Re: Direct I/O performance problems with 1GB pages

David Hildenbrand <david@xxxxxxxxxx> · Mon, 27 Jan 2025 17:20:25 +0100

On 27.01.25 17:09, David Hildenbrand wrote:

If the workload doing a lot of single-page try_grab_folio_fast(), could it
do so on a larger area (multiple pages at once -> single refcount update)?

Not really.  This is memory that's being used as the buffer cache, so
every thread in your database is hammering on it and pulling in exactly
the data that it needs for the SQL query that it's processing.

Ouch.

Maybe there is a link to the report you could share, thanks.

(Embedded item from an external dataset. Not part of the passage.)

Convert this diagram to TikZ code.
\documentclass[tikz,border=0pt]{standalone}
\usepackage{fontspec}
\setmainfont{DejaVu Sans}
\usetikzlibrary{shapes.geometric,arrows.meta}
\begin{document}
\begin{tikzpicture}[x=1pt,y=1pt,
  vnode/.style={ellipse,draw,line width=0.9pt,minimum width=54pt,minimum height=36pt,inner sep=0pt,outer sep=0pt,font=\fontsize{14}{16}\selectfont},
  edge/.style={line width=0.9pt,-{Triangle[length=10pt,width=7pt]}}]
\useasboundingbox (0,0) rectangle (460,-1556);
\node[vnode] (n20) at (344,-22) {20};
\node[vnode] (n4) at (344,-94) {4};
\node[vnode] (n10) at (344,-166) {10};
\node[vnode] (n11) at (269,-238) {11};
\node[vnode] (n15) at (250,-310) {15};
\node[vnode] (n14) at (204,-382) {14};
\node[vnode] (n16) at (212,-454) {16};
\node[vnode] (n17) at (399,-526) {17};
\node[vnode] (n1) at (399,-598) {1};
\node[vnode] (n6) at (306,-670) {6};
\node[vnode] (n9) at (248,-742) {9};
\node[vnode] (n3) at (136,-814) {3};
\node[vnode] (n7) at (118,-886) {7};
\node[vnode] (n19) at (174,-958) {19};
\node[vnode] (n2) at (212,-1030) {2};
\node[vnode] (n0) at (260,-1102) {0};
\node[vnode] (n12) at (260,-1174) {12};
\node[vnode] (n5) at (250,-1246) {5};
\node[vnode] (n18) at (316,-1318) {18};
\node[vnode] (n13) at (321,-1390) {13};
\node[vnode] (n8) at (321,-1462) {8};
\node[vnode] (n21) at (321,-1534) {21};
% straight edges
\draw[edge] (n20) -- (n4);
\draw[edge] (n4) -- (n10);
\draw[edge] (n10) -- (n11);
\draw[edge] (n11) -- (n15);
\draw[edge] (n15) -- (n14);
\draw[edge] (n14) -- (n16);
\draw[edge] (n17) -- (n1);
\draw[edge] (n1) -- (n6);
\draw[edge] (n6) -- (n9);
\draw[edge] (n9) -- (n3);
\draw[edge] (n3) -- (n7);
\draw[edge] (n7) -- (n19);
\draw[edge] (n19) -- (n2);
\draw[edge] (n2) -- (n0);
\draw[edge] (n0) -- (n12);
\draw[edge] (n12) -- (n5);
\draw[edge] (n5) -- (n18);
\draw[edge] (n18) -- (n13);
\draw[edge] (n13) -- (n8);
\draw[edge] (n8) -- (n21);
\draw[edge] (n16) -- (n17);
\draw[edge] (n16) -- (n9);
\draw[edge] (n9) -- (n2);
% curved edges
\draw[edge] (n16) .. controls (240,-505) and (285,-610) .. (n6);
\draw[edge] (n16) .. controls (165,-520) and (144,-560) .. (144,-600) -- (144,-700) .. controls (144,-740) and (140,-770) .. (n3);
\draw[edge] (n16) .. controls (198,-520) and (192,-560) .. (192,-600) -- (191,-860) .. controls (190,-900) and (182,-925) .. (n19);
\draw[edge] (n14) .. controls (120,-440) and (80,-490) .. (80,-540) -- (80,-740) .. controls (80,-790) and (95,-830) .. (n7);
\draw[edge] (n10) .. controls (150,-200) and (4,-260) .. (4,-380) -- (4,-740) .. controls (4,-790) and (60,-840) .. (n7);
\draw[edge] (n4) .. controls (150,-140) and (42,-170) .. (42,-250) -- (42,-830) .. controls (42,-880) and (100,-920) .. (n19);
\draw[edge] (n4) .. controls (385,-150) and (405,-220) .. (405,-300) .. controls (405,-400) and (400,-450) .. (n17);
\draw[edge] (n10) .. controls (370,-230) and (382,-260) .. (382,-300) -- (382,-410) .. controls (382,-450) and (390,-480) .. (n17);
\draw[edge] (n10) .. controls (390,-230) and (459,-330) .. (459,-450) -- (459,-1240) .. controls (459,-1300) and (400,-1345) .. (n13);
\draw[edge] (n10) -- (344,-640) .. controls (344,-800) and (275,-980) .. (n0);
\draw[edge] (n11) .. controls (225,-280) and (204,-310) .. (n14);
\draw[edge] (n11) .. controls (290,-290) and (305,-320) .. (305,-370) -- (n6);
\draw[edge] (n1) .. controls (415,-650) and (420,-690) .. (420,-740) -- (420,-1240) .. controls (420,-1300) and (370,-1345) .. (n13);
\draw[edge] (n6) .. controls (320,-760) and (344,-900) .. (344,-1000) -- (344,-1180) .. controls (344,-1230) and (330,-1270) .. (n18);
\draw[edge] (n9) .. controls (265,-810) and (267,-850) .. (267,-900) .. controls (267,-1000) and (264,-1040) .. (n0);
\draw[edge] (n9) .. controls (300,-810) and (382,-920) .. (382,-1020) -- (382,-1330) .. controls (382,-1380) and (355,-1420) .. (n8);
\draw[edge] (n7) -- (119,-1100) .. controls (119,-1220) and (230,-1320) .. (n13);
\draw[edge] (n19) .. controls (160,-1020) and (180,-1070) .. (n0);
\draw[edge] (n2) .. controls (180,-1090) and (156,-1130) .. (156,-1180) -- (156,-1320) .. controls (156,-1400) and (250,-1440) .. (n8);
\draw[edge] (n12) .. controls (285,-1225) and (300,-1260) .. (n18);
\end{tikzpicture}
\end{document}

Andres shared some gists, but I don't want to send those to a
mailing list without permission.  Here's the kernel part of the
perf report:

      14.04%  postgres         [kernel.kallsyms]          [k] try_grab_folio_fast
              |
               --14.04%--try_grab_folio_fast
                         gup_fast_fallback
                         |
                          --13.85%--iov_iter_extract_pages
                                    bio_iov_iter_get_pages
                                    iomap_dio_bio_iter
                                    __iomap_dio_rw
                                    iomap_dio_rw
                                    xfs_file_dio_read
                                    xfs_file_read_iter
                                    __io_read
                                    io_read
                                    io_issue_sqe
                                    io_submit_sqes
                                    __do_sys_io_uring_enter
                                    do_syscall_64

BTW, two things that come to mind:

(1) We always fallback to GUP-fast, I wonder why. GUP-fast would go via 
try_grab_folio_fast().

(2) During GUP slow, we must take the PT lock of the PUD table. So the 
folio refcount/pincount/whatever is actually sync'ed by the ... PT lock 
here?

See assert_spin_locked(pud_lockptr(mm, pudp)); in follow_huge_pud().

Note that that PUD table lock is likely a per-MM lock ... and yes, it 
indeed is. We don't have split PUD locks.

--
Cheers,

David / dhildenb